A different logic was deployed after the hospital’s director, DeWayne Hamlin, was arrested on suspicion of drunk driving and found in possession of painkillers. He refused to tell police where he got the pills. The diversion of painkillers from VA hospitals for recreational uses has been a major and deadly problem for the VA.

The DWI charge against Hamlin was dismissed because of concerns over the legality of the traffic stop. If discipline and criminal charges are unrelated, as the VA now contends, it could have launched an unrelated internal investigation into whether Hamlin stole drugs. But instead, it used the criminal case’s dismissal to say no administrative action would be taken.

In another case, VA has been paying a nurse’s aide charged with manslaughter of a veteran, citing the inter-relation between criminal and disciplinary matters, at least when it can be used to avoid discipline, such as waiting for a conviction.

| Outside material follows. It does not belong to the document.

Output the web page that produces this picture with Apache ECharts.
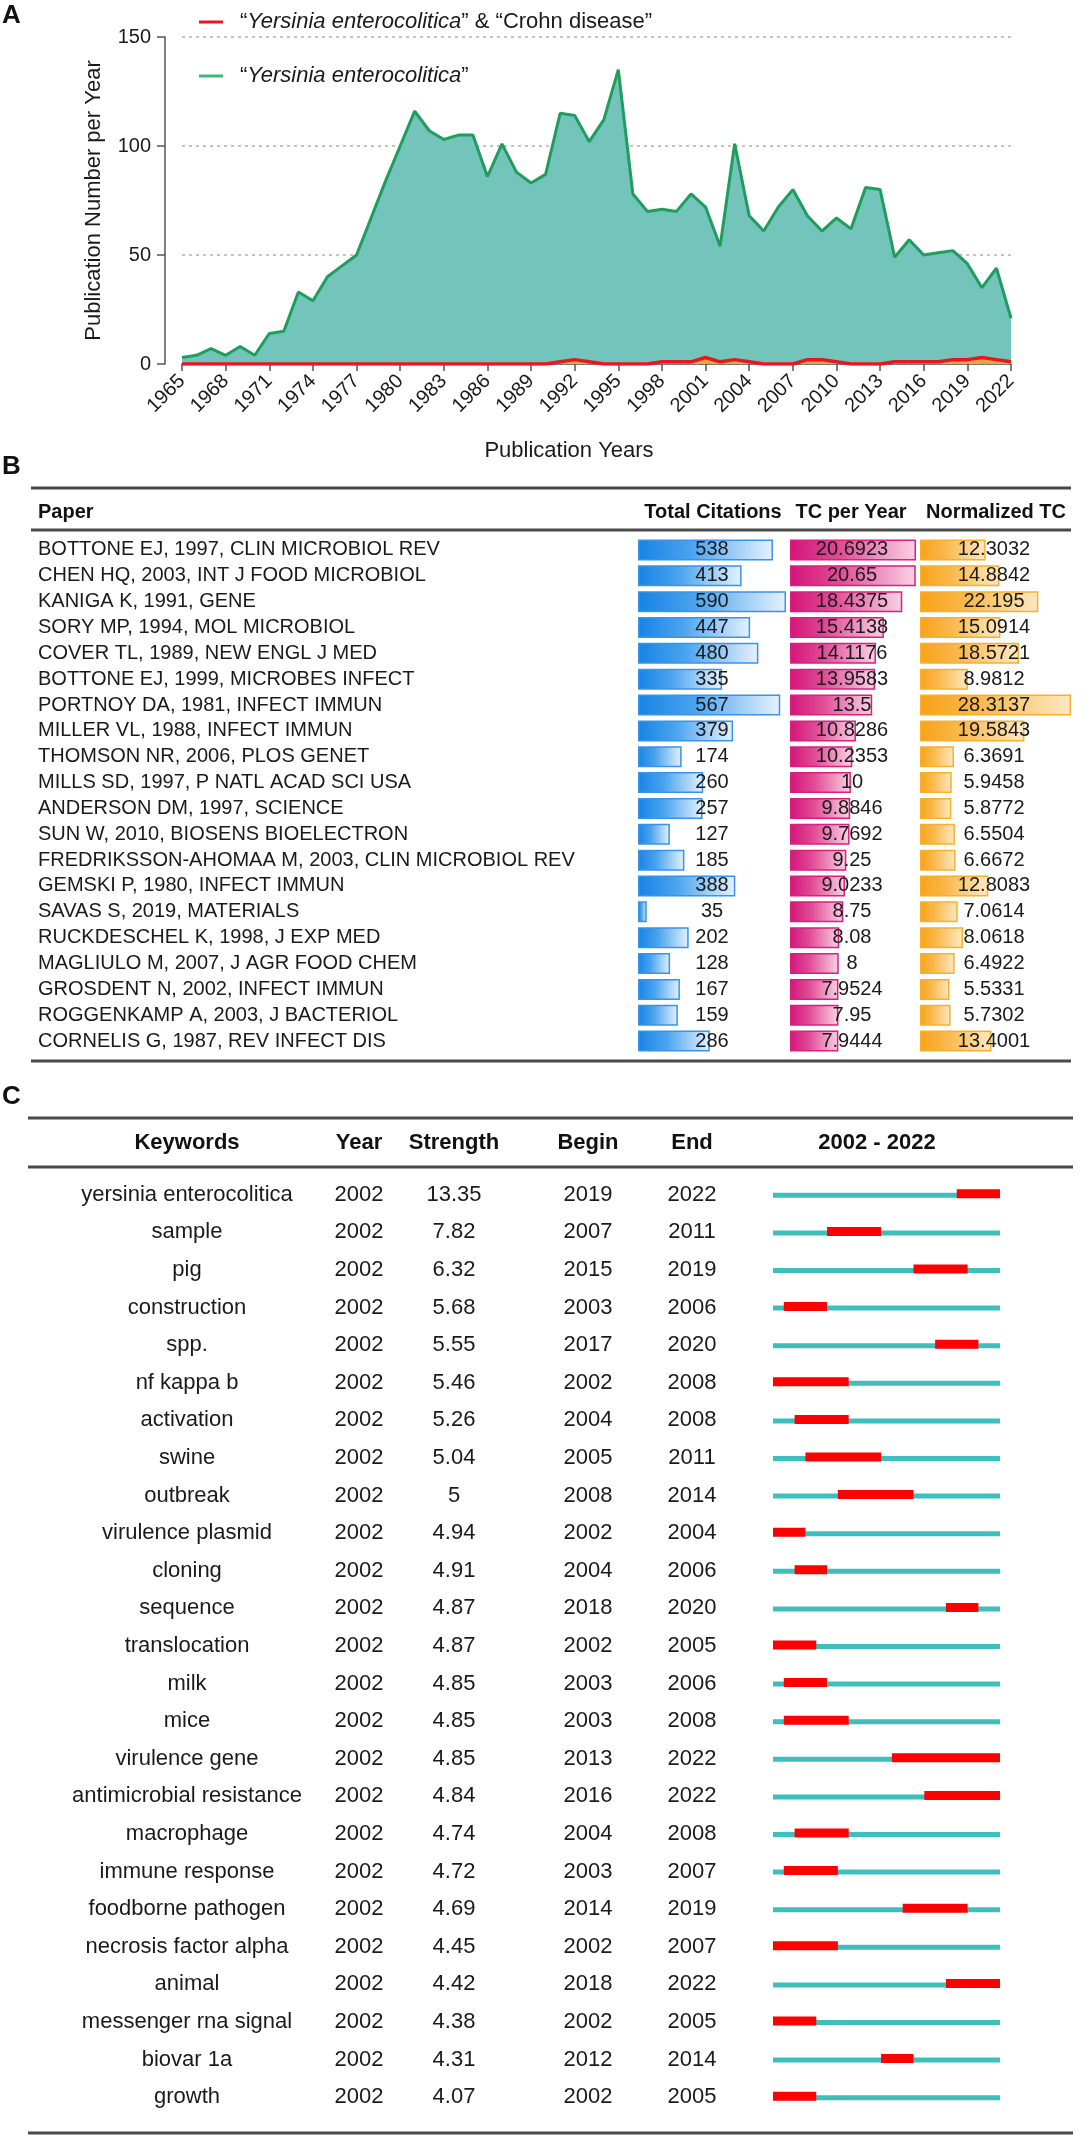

The union lawyer for another federal employee caught on video stealing from the government argued that disciplinary action can’t take place unless an employee is convicted in court, yet if there is no criminal case, then one can’t be disciplined because the action might unfairly convince prosecutors to build one.

Eugene Lugo, the AFGE local president in Puerto Rico, hung up the phone when TheDCNF asked him about the Rivera case. James Hutton, VA’s chief spokesman in Washington, D.C. did not respond to a request for comment.

Rivera answered her work phone but declined to discuss her criminal conviction.